After a few minutes of cripplingly close views as it gorged on the seed, the bird retreated into a bush at the back of the garden, where it sat bold and upright briefly before moving up into the conifers once more. It returned shortly afterwards, when other newly arrived birders photographed the bird at similar quarters to me originally, whilst I admired it in the bins from a distance as it started to feed on an apple. I had hoped it would move onto the bird bath, so as to allow for more artistic photo opportunities, but in the conditions it was more attracted to the seed. The third and final time that it put in an appearance, just before I left, saw it more or less come right up to the french doors, allowing for views down to 5ft and difficulty getting the full bird into the viewfinder, even though the bird was standing tall. Nonetheless, I couldn’t have asked for more photography and view wise. Below are the best photos I managed from the session:
The extremely close views also allowed for plenty of notes on the structural and plumage features of this beautiful bird. There has been some doubt over the age of this bird, but I believe that the original call of first-winter is correct. The detailed notes made, albeit in some cases from the photos, are below and linked with the photos above and have proved helpful in my understanding of how to age these birds:
- Head charcoal grey rather than jet black as in adult. Ear coverts, nape, mantle and uppertail coverts all concolourous with head.

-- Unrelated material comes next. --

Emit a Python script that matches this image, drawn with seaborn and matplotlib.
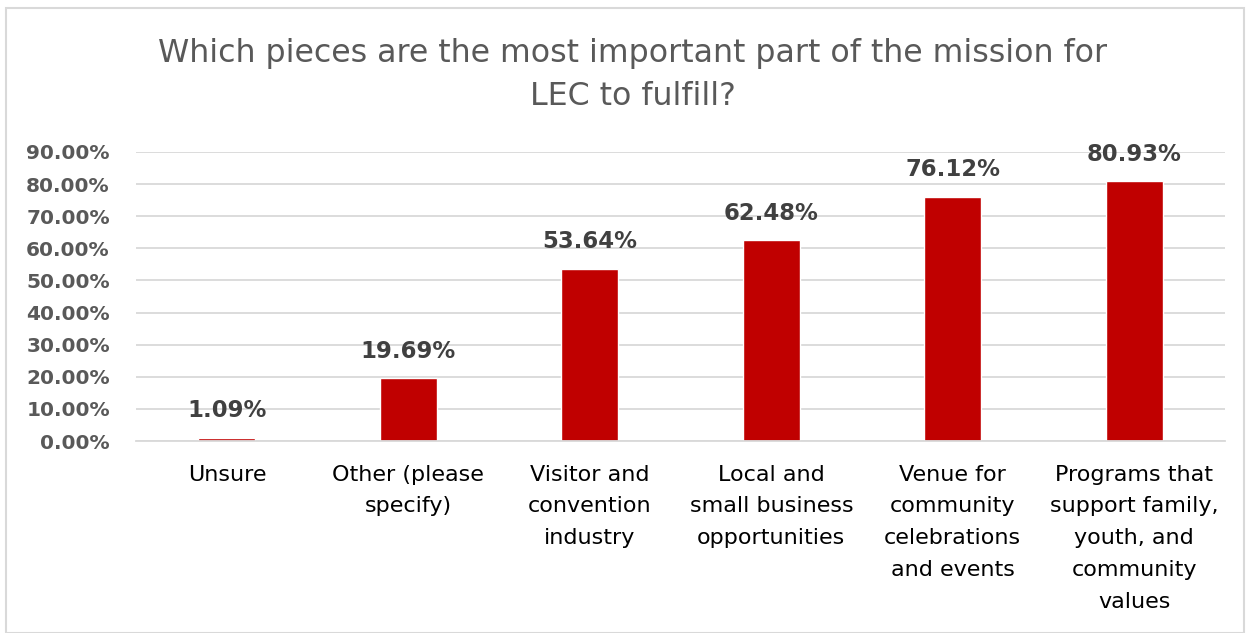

- Jet black eye with faint yellow iris, though not strikingly bright contrast with face as in full adult
- Upper mandible blackish, contrasting with golden yellow, fairly thick set lower mandible. Black from upper mandible bleeding roughly a quarter of the way down from tip of lower mandible (photo 7)
- Upper breast a mottled, spotted black ‘bib’ rather than full black sheen as in adult, ending at start of flanks
- Flanks subdued, smudged brown contrasting with off white underparts, rather than unmarked flanks as in adult. *
- Upper scapulars with black centres and fringes. Alula deep jet black contrasting with brown fringed, black centred lesser coverts.
- Median coverts and greater coverts black centred with increasingly pale fringes. Two outermost greater coverts with evident white fringes (Photo 2, 4 etc.), this diagnostic of a first winter bird.
- Legs a pale fleshy pink. A touch smaller than Blackbird, often standing erect like Fieldfare (photo 8). Very aggressive behaviour, intimidating local Blackbirds.
* The subdued flanks maybe make this bird quite a well developed 1st winter, as some younger 1st winters such as this bird have far more pronounced, extensive flank streaking.
Within a couple of hours, I was back at a snow free school, and getting on with the working day as planned. But that hour was one of the most enjoyable I had had for some time, alleviating all my winter related frustrations and my academic pressures disappearing in the company in one of the most stunning and exciting passerines I have seen in Britain to date. Just an amazing bird, one to remember for a long, long time to come. Hopefully it will not be the last regional rarity that I will see here before I move away from the area in the summer.